Both sides arrayed for battle on open ground. The combat began in the morning and lasted for about six hours. Detailed tactical descriptions are scarce in contemporary chronicles, but it is clear that condottieri Roberto Sanseverino and Roberto Orsini performed a cavalry charge that played a pivotal role and tipped the battle in favor of Ferrante. Backed by infantry reserves, Ferrante likely sought to smash the Angevin center or trigger a collapse of their flanks by weight of cavalry. Some accounts suggest that Ferrante and Alessandro Sforza led a coordinated assault that finally broke the Angevin lines. The rebel infantry could not withstand repeated attacks from Ferrante's armored men-at-arms once the cavalry gained the upper hand.

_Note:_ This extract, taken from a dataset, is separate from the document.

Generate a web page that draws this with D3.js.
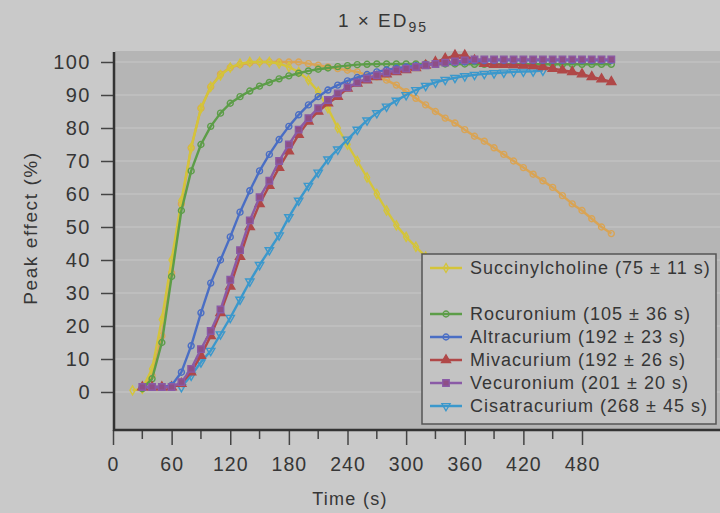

After intense fighting, the royalist Aragonese army gained a clear upper hand, and the Angevin-Baronial forces began to give way. Chroniclers note that King Ferrante and his general Alessandro Sforza inflicted a definitive defeat on their adversaries at Troia. As the Angevin line faltered, many of John's soldiers started to retreat in disorder toward the walled town of Troia. The Angevin army collapsed by late afternoon, effectively ending the battle. Ferrante's troops pressed the fleeing enemy, pursuing them right up to the gates of Troia.

Ferrante's forces captured the city of Troia itself. Troia had served as a key Angevin garrison and stronghold for the rebel barons; after the battle, the town fell into Ferrante's hands (either by storm or the garrison's surrender).

== Aftermath ==
The Battle of Troia decisively turned the tide of the Conspiracy of the Barons. The Prince of Taranto made peace with Ferrante and was followed by other barons, and the Prince died in November 1463, ending the internal revolt. Jean continued his quest but was defeated in a naval battle at Ischia on 7 July 1465, when Juan II of Aragon's flotilla helped the Neapolitan navy. John of Lorraine campaign collapsed, and he fled to northern territories, eventually returning to Provence in 1464. Many of the rebel barons surrendered or were captured in the months that followed. Ferrante began consolidating his power through both diplomatic pardons and ruthless repression.

The victory cemented Ferrante's rule and demonstrated the strength of the emerging Aragonese administration in Naples. In the long term, the defeat of the Angevins at Troia contributed to the final decline of Angevin influence in southern Italy.

Troia itself remained a loyal Aragonese stronghold, and the battle became a symbol of the king's legitimacy. Ferrante commemorated the victory in royal propaganda and rewarded his commanders—particularly Roberto Sanseverino and Diomede Carafa—with lands and titles.